The first step in any aviation vendor risk programme is building a complete, current inventory of all third parties with system access or data processing roles. Most operators are surprised by how many vendors they find when they conduct a thorough inventory. Sources for vendor discovery include:

  • IT asset management systems: Identify all software and SaaS services in use
  • Network firewall logs: Outbound connections reveal cloud services and vendor connections not captured in asset management
  • Finance/procurement records: All IT-related suppliers with active contracts
  • HR: Contractors and consultants with system access
  • OT maintenance contracts: Vendors with remote access to operational systems
  • Data processing agreements: All entities with whom you have GDPR Article 28 DPAs

Step 2: Risk-Tier Your Vendor Population

Not all vendors pose the same risk. A risk tiering model for aviation typically distinguishes:

  • Tier 1 (Critical): Vendors with OT/ICS network access, mass passenger data processing, or IT systems that if compromised would cause severe operational disruption (GDS providers, airline IT systems, ANSP software)
  • Tier 2 (High): Vendors with significant IT system access, HR/payroll data, or access to multiple system types (IT managed service providers, cloud platform providers)
  • Tier 3 (Medium): Vendors with limited, defined data access and no operational system integration (SaaS productivity tools, professional services with limited data exposure)
  • Tier 4 (Low): Vendors with no system access and only anonymised or aggregate data (industry benchmarking services, research providers)

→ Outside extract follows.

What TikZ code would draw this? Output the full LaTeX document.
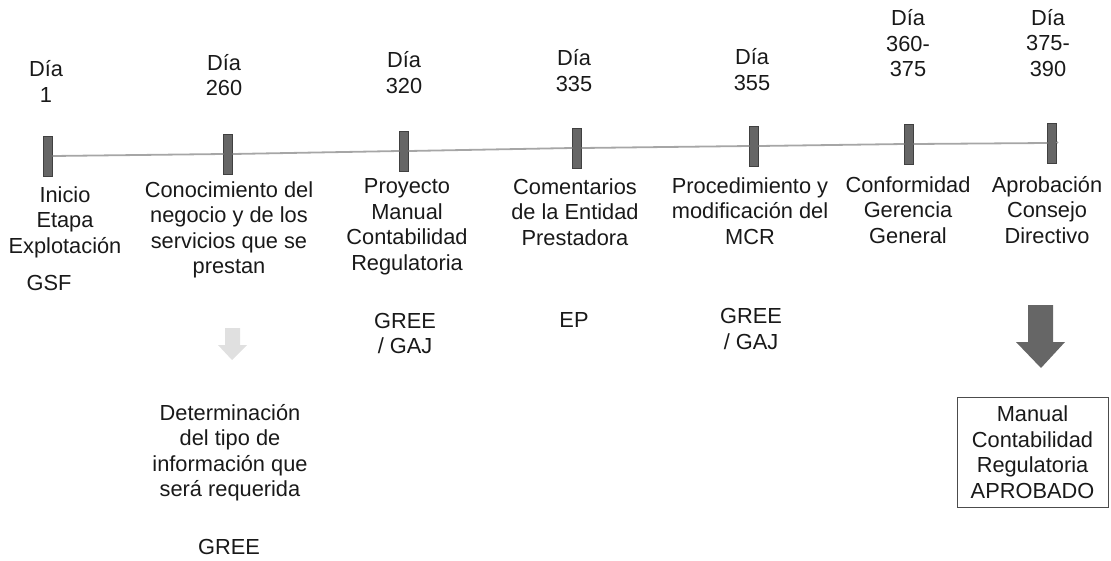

Step 3: Assess Vendor Security

Assessment depth should match risk tier:

  • Tier 1: Security questionnaire + certification review (ISO 27001, Cyber Essentials, SOC 2) + penetration test report review + contractual right-to-audit
  • Tier 2: Security questionnaire + certification verification + contractual security requirements
  • Tier 3: Standardised security questionnaire + certification check
  • Tier 4: Basic due diligence — legal entity check, data processing agreement if personal data involved

Step 4: Implement Contractual Controls

Vendor contracts must include security requirements proportionate to the risk tier:

  • Data Processing Agreements (DPAs): Required under UK GDPR Article 28 for all data processors — must specify processing purpose, data categories, sub-processor obligations, and security measures
  • Security requirements clause: Obligation to maintain specified security standards (e.g., ISO 27001 certification) and implement controls appropriate to the data/access provided
  • Incident notification: Obligation to notify within 24–72 hours of any security incident affecting operator data or systems
  • Right-to-audit: Right to assess vendor security controls with reasonable notice — critical for Tier 1 and 2 vendors
  • Sub-processor approval: Vendors must obtain approval before engaging sub-processors with access to operator data
  • Termination and data return: Obligation to return or destroy operator data on contract termination

Step 5: Ongoing Monitoring and Reassessment

Vendor risk assessment is not a one-time exercise. Ongoing monitoring should include:

  • Continuous external monitoring: Tools like Panorays continuously assess vendor security posture from the outside — detecting exposed systems, certificate failures, and dark web exposure without vendor cooperation
  • Periodic reassessment: Annual formal reassessment for Tier 1 and 2 vendors; 2–3 year cycle for Tier 3
  • Incident-triggered reassessment: Any vendor security incident should trigger immediate reassessment regardless of normal cycle
  • Contract renewal review: Every contract renewal is an opportunity to update security requirements to reflect the current threat landscape

Frequently Asked Questions

What is the minimum vendor risk programme that satisfies EASA Part-IS?

EASA Part-IS requires operators to identify and assess information security risks arising from their supply chain, implement appropriate controls for high-risk vendor relationships, and include supply chain risk in their ISMS risk assessment. At minimum, this requires a vendor inventory, a risk assessment for vendors with significant system access, and contractual security requirements for critical vendors. The level of formality required scales with the size and risk profile of the operator — a regional airline needs a simpler programme than a major hub carrier.

How do you manage vendor risk for legacy contracts without security clauses?

Many aviation operators have long-standing vendor relationships predating GDPR and modern cybersecurity requirements, with contracts that lack adequate security provisions. On renewal, insert updated security clauses. For contracts not due for renewal, consider: a formal letter requesting evidence of security measures; a mutual security addendum outside the main contract; or, for high-risk vendors, a security assessment conducted under existing right-to-audit provisions. The ICO's guidance makes clear that inadequate vendor contracts are a GDPR compliance failure — addressing legacy contracts should be a priority.